A general pattern here is a maze of C routines that call each other but mostly never return. Each call represents a character moving in its stream from one process node to the next. This causes the stack to grow and not shrink. Occasionally a long jump resets the stack, where nothing of value has been kept, to an earlier stack state. It would be strategic to get the compiler to do tail call optimization but I don’t know how to do so reliaby. The pattern is much like goto with arguments, and a bit like Actors.

The code is in C but C++ would be better in a few ways. The node would be replaced by a class instance.

Two types of node are defined: unode and dnode. dnodes define the next step down stream; a pointer to a dnode is a place to deliver a character of a stream to its next processing stage. If d locates a dnode then (d->nsn)(c, d, p); is a non returning invocation that dispatches the character c into the stream denoted by d. p locates a unode (see below) to invoke when subsequent characters of the stream are needed and can be accomodated.

If p locates a unode then (p->code)(p); causes the next character for that unode to be produced. unodes implement the pulls referred to in the introduction.
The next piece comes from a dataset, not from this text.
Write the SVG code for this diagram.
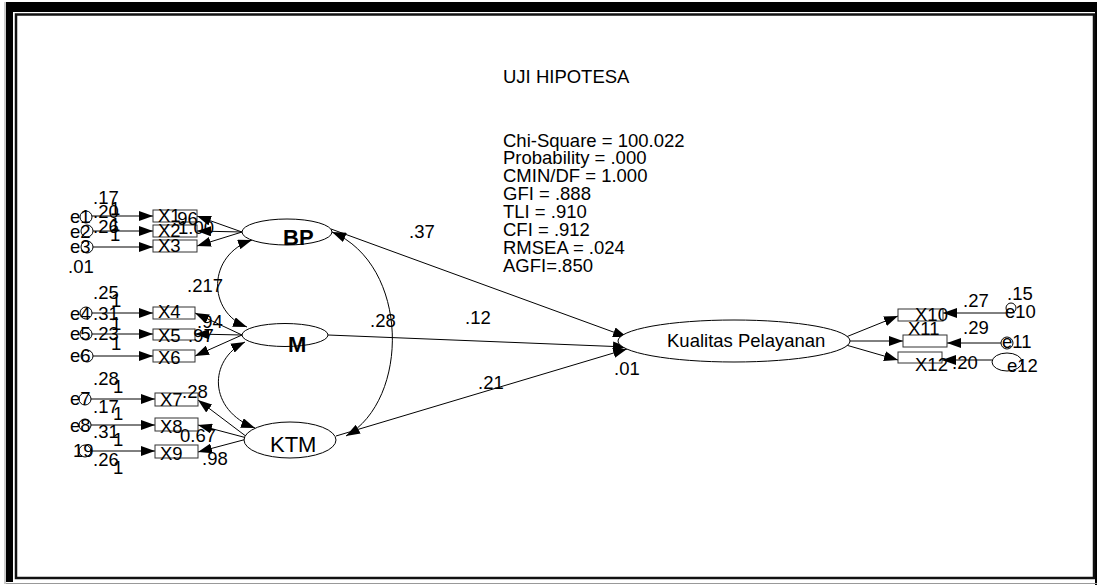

Reentrance & Thread Safety

As long as there are not two threads in the same stream, all is well. If two nodes point to the same dnode there is a race condition and also an opportunity for two threads to get into the same stream. The pattern is safe, however, in the interleave test case in main.c, for there is just one thread between the two inputs.

Node Creation

For each body of code that implements some stream function, there is a routine that creates a node of that sort. Indeed the name of the stream function code is internal to the file and only the creation routine is global. The name of that routine begins with the letter c in this code. It typically requires pointers to previously created down stream nodes and any other arguments relevant to the function. It returns a dnode value for the new node. The constructors are called in main of the demos.

Sample stream processes

The common structure dnode is found in each of the down stream node structures. It locates the code for the transformation and also locates the next processing node for the stream. For each particular processing function a structure is defined whose first field is a dnode and whose other fields carry any necessary node state as described in the

To Upper Case

x2uc merely changes lower case letters to upper case and does not otherwise change the stream. cx2uc takes a dnode pointer and returns another pointer with this transformation prepended.

Stream Splitter

Tee produces two identical streams in place of one. A new structure dupS is defined which has an embedded dnode called n, but also includes a variable character cell, s, to store the character to be duplicated, a variable cell, sav, in which to remember the continuation of the input stream, and the constant address of a unode mate, allocated to this stream process, which serves as a point to request the second copy of the character for the second stream. The dnode located by the mate field is constant and points to dup2 and the dnode for this stream process. ctee takes two downstream locators (character sinks) and returns a new sink. Characters sent to the new sink are serially supplied to both of the old sinks.


This code supplies a steady stream of the same character. crptr takes a dnode (to which to deliver its stream, and returns a unode which may be invoked to turn the stream on.


This takes characters alternately from two inputs and forwards them. It applies flow control (back pressure) so as not to let one input stream get more than one character ahead of the other.